=== What is being asked ===
Will you write out the data exactly, excluding every picture?

* Start *

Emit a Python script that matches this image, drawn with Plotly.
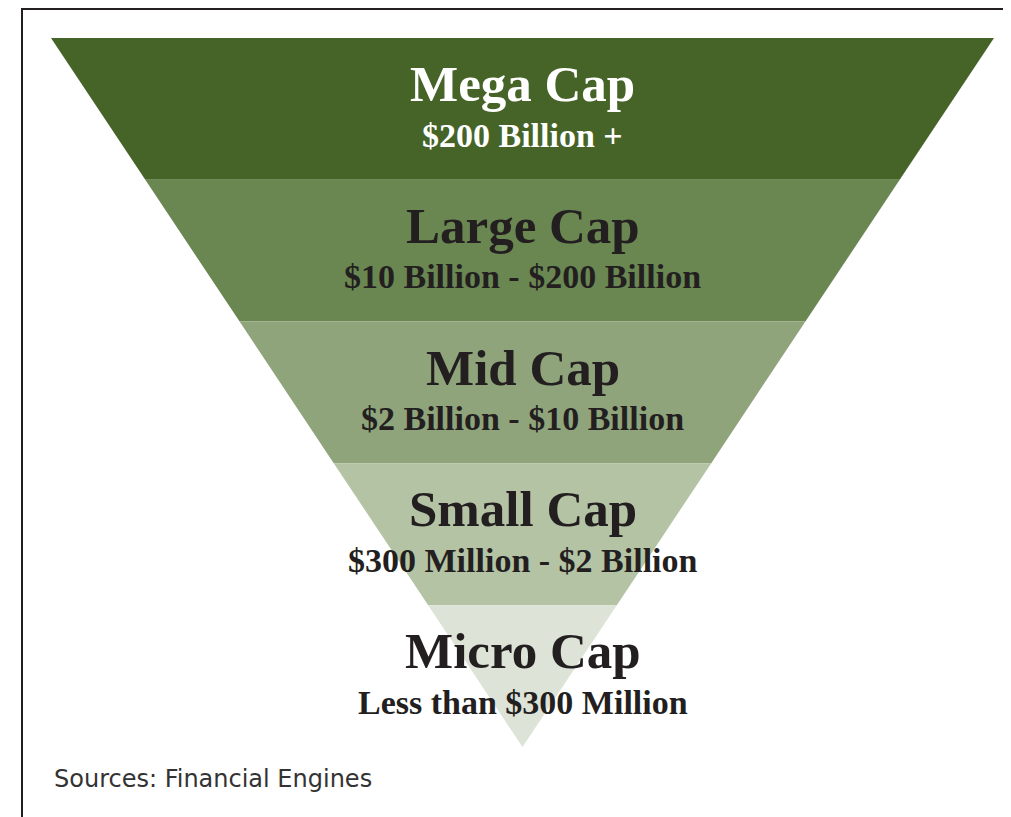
# plot.py - pirámide invertida de capitalización bursátil

import plotly.graph_objects as go

# datos
tiers = ["Mega Cap", "Large Cap", "Mid Cap", "Small Cap", "Micro Cap"]
ranges = [
    "$200 Billion +",
    "$10 Billion - $200 Billion",
    "$2 Billion - $10 Billion",
    "$300 Million - $2 Billion",
    "Less than $300 Million",
]
fill_colors = ["#466428", "#6a8752", "#8fa47b", "#b5c3a5", "#dde3d6"]
text_colors = ["#ffffff", "#231f20", "#231f20", "#231f20", "#231f20"]
source = "Sources: Financial Engines"

# geometría del triángulo (coordenadas de página, px)
W, H = 1011, 817
BODY = 8  # margen por defecto del <body> en la página
TOP, APEX = 38, 747
LEFT, RIGHT = 51, 994
CX = (LEFT + RIGHT) / 2


def half_width(y):
    return (RIGHT - LEFT) / 2 * (APEX - y) / (APEX - TOP)


band_h = (APEX - TOP) / len(tiers)

fig = go.Figure()

for i, (name, color) in enumerate(zip(tiers, fill_colors)):
    y0 = TOP + i * band_h
    y1 = y0 + band_h
    fig.add_trace(go.Scatter(
        x=[CX - half_width(y0), CX + half_width(y0), CX + half_width(y1), CX - half_width(y1)],
        y=[y0, y0, y1, y1],
        fill="toself",
        fillcolor=color,
        mode="lines",
        line=dict(width=0, color=color),
        hoverinfo="text",
        text=name,
        showlegend=False,
    ))

annotations = []
for i, (name, rng, tc) in enumerate(zip(tiers, ranges, text_colors)):
    y0 = TOP + i * band_h
    annotations.append(dict(
        x=CX, y=y0 + 46, text=f"<b>{name}</b>", showarrow=False,
        xanchor="center", yanchor="middle",
        font=dict(family="Liberation Serif", size=51, color=tc),
    ))
    annotations.append(dict(
        x=CX, y=y0 + 97, text=f"<b>{rng}</b>", showarrow=False,
        xanchor="center", yanchor="middle",
        font=dict(family="Liberation Serif", size=34, color=tc),
    ))

annotations.append(dict(
    x=52, y=779, text=source, showarrow=False,
    xanchor="left", yanchor="middle",
    font=dict(family="DejaVu Sans", size=24, color="#333333"),
))

# marco (línea superior e izquierda)
shapes = [
    dict(type="line", x0=22, x1=W, y0=BODY + 1, y1=BODY + 1, line=dict(color="#231f20", width=2)),
    dict(type="line", x0=22, x1=22, y0=BODY, y1=H, line=dict(color="#231f20", width=2)),
]

fig.update_layout(
    width=W - BODY,
    height=H - BODY,
    margin=dict(l=0, r=0, t=0, b=0),
    paper_bgcolor="white",
    plot_bgcolor="white",
    xaxis=dict(range=[BODY, W], visible=False, fixedrange=True),
    yaxis=dict(range=[H, BODY], visible=False, fixedrange=True),
    annotations=annotations,
    shapes=shapes,
)

fig.write_html("out.html")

* End *

=== Answer to the task ===
Emit a Python script that matches this image, drawn with Plotly.
# plot.py - pirámide invertida de capitalización bursátil

import plotly.graph_objects as go

# datos
tiers = ["Mega Cap", "Large Cap", "Mid Cap", "Small Cap", "Micro Cap"]
ranges = [
    "$200 Billion +",
    "$10 Billion - $200 Billion",
    "$2 Billion - $10 Billion",
    "$300 Million - $2 Billion",
    "Less than $300 Million",
]
fill_colors = ["#466428", "#6a8752", "#8fa47b", "#b5c3a5", "#dde3d6"]
text_colors = ["#ffffff", "#231f20", "#231f20", "#231f20", "#231f20"]
source = "Sources: Financial Engines"

# geometría del triángulo (coordenadas de página, px)
W, H = 1011, 817
BODY = 8  # margen por defecto del <body> en la página
TOP, APEX = 38, 747
LEFT, RIGHT = 51, 994
CX = (LEFT + RIGHT) / 2


def half_width(y):
    return (RIGHT - LEFT) / 2 * (APEX - y) / (APEX - TOP)


band_h = (APEX - TOP) / len(tiers)

fig = go.Figure()

for i, (name, color) in enumerate(zip(tiers, fill_colors)):
    y0 = TOP + i * band_h
    y1 = y0 + band_h
    fig.add_trace(go.Scatter(
        x=[CX - half_width(y0), CX + half_width(y0), CX + half_width(y1), CX - half_width(y1)],
        y=[y0, y0, y1, y1],
        fill="toself",
        fillcolor=color,
        mode="lines",
        line=dict(width=0, color=color),
        hoverinfo="text",
        text=name,
        showlegend=False,
    ))

annotations = []
for i, (name, rng, tc) in enumerate(zip(tiers, ranges, text_colors)):
    y0 = TOP + i * band_h
    annotations.append(dict(
        x=CX, y=y0 + 46, text=f"<b>{name}</b>", showarrow=False,
        xanchor="center", yanchor="middle",
        font=dict(family="Liberation Serif", size=51, color=tc),
    ))
    annotations.append(dict(
        x=CX, y=y0 + 97, text=f"<b>{rng}</b>", showarrow=False,
        xanchor="center", yanchor="middle",
        font=dict(family="Liberation Serif", size=34, color=tc),
    ))

annotations.append(dict(
    x=52, y=779, text=source, showarrow=False,
    xanchor="left", yanchor="middle",
    font=dict(family="DejaVu Sans", size=24, color="#333333"),
))

# marco (línea superior e izquierda)
shapes = [
    dict(type="line", x0=22, x1=W, y0=BODY + 1, y1=BODY + 1, line=dict(color="#231f20", width=2)),
    dict(type="line", x0=22, x1=22, y0=BODY, y1=H, line=dict(color="#231f20", width=2)),
]

fig.update_layout(
    width=W - BODY,
    height=H - BODY,
    margin=dict(l=0, r=0, t=0, b=0),
    paper_bgcolor="white",
    plot_bgcolor="white",
    xaxis=dict(range=[BODY, W], visible=False, fixedrange=True),
    yaxis=dict(range=[H, BODY], visible=False, fixedrange=True),
    annotations=annotations,
    shapes=shapes,
)

fig.write_html("out.html")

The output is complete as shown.